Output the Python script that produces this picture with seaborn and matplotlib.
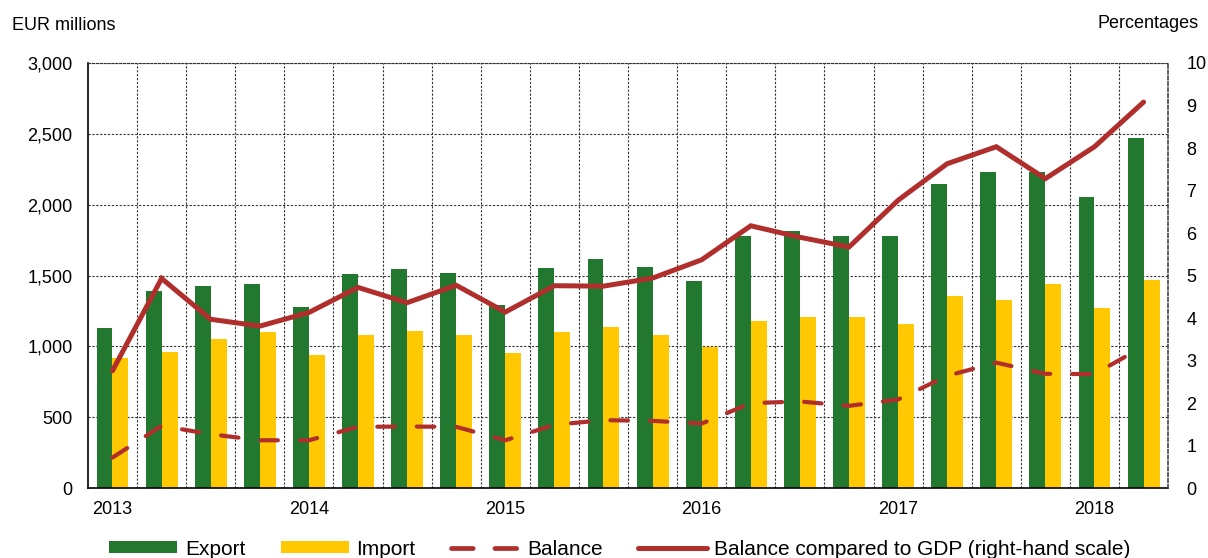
import numpy as np
import pandas as pd
import matplotlib
matplotlib.use("Agg")
import matplotlib.pyplot as plt
from matplotlib.patches import Patch
from matplotlib.lines import Line2D
from matplotlib.ticker import FuncFormatter, FixedLocator
import seaborn as sns

# quarterly data 2013Q1 - 2018Q2
quarters = ["2013Q1", "2013Q2", "2013Q3", "2013Q4",
            "2014Q1", "2014Q2", "2014Q3", "2014Q4",
            "2015Q1", "2015Q2", "2015Q3", "2015Q4",
            "2016Q1", "2016Q2", "2016Q3", "2016Q4",
            "2017Q1", "2017Q2", "2017Q3", "2017Q4",
            "2018Q1", "2018Q2"]
export = [1130, 1390, 1427, 1441, 1276, 1512, 1545, 1519, 1292, 1550, 1620, 1560,
          1458, 1776, 1814, 1781, 1778, 2149, 2229, 2229, 2057, 2472]
imports = [917, 962, 1050, 1101, 939, 1083, 1108, 1078, 953, 1099, 1137, 1080,
           998, 1182, 1205, 1210, 1156, 1358, 1330, 1441, 1269, 1465]
balance = [215, 439, 380, 337, 337, 432, 434, 432, 337, 446, 479, 474,
           455, 599, 611, 580, 625, 792, 885, 806, 804, 1000]
gdp_ratio = [2.76, 4.93, 3.97, 3.81, 4.13, 4.72, 4.36, 4.77, 4.14, 4.76, 4.75, 4.94,
             5.37, 6.17, 5.90, 5.67, 6.77, 7.63, 8.03, 7.28, 8.03, 9.08]
year_labels = ["2013", "2014", "2015", "2016", "2017", "2018"]

green = "#23782F"
yellow = "#FFC800"
red = "#B02E2C"

plt.rcParams["font.family"] = ["Liberation Sans", "DejaVu Sans"]

bars = pd.DataFrame({
    "quarter": quarters * 2,
    "series": ["Export"] * len(quarters) + ["Import"] * len(quarters),
    "value": export + imports,
})
pos = np.arange(len(quarters))

fig = plt.figure(figsize=(12.08, 5.58), dpi=100)
ax = fig.add_axes([0.0728, 0.1254, 0.8942, 0.7617])
ax.set_axisbelow(True)

sns.barplot(data=bars, x="quarter", y="value", hue="series",
            palette={"Export": green, "Import": yellow}, width=0.65,
            linewidth=0, saturation=1, legend=False, ax=ax)
sns.lineplot(x=pos, y=balance, color=red, linewidth=3.0, ax=ax,
             dashes=[(4.2, 5.3)], style=[0] * len(pos), legend=False,
             dash_capstyle="round")

ax.set_xlim(-0.5, len(quarters) - 0.5)
ax.set_ylim(0, 3000)
ax.set_yticks(np.arange(0, 3001, 500))
ax.yaxis.set_major_formatter(FuncFormatter(lambda v, p: f"{int(v):,}"))
ax.set_xticks(pos[::4])
ax.set_xticklabels(year_labels)
ax.xaxis.set_minor_locator(FixedLocator(np.arange(0.5, len(quarters) - 1, 1)))
ax.set_xlabel("")
ax.set_ylabel("")
ax.tick_params(axis="both", which="both", length=0, labelsize=13)
ax.tick_params(axis="y", pad=11)
ax.tick_params(axis="x", pad=9)
ax.grid(axis="y", which="major", linestyle=(0, (2, 1.5)), color="#333333", linewidth=0.8)
ax.grid(axis="x", which="minor", linestyle=(0, (2, 1.5)), color="#333333", linewidth=0.8)
ax.grid(axis="x", which="major", visible=False)
for s in ["left", "bottom"]:
    ax.spines[s].set_color("black")
    ax.spines[s].set_linewidth(1.2)
ax.spines["top"].set_linestyle((0, (2, 1.5)))
ax.spines["top"].set_color("#333333")
ax.spines["top"].set_linewidth(0.8)
ax.spines["right"].set_visible(False)

ax2 = ax.twinx()
sns.lineplot(x=pos, y=gdp_ratio, color=red, linewidth=3.6, ax=ax2,
             solid_capstyle="round", solid_joinstyle="miter")
ax2.set_ylim(0, 10)
ax2.set_yticks(np.arange(0, 11, 1))
ax2.tick_params(axis="y", length=0, labelsize=13, pad=13)
ax2.set_ylabel("")
ax2.spines["right"].set_linestyle((0, (2, 1.5)))
ax2.spines["right"].set_color("#444444")
ax2.spines["right"].set_linewidth(1.2)
for s in ["left", "top", "bottom"]:
    ax2.spines[s].set_visible(False)

fig.text(0.010, 0.955, "EUR millions", fontsize=13, va="center", ha="left")
fig.text(0.992, 0.958, "Percentages", fontsize=13, va="center", ha="right")

handles = [
    Patch(facecolor=green, edgecolor="none"),
    Patch(facecolor=yellow, edgecolor="none"),
    Line2D([], [], color=red, linewidth=3.4, linestyle=(0, (4.6, 4.6)), dash_capstyle="round"),
    Line2D([], [], color=red, linewidth=3.6, solid_capstyle="round"),
]
labels = ["Export", "Import", "Balance", "Balance compared to GDP (right-hand scale)"]
fig.legend(handles, labels, loc="center", bbox_to_anchor=(0.513, 0.016), ncol=4,
           frameon=False, fontsize=15, handlelength=3.3, handleheight=0.5,
           handletextpad=0.35, columnspacing=1.7)

fig.savefig("out.png", dpi=100)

════════════════

Make an exact copy of the lines from the top of the material through the line with "import seaborn as sns", pictures excluded.

Output the Python script that produces this picture with seaborn and matplotlib.
import numpy as np
import pandas as pd
import matplotlib
matplotlib.use("Agg")
import matplotlib.pyplot as plt
from matplotlib.patches import Patch
from matplotlib.lines import Line2D
from matplotlib.ticker import FuncFormatter, FixedLocator
import seaborn as sns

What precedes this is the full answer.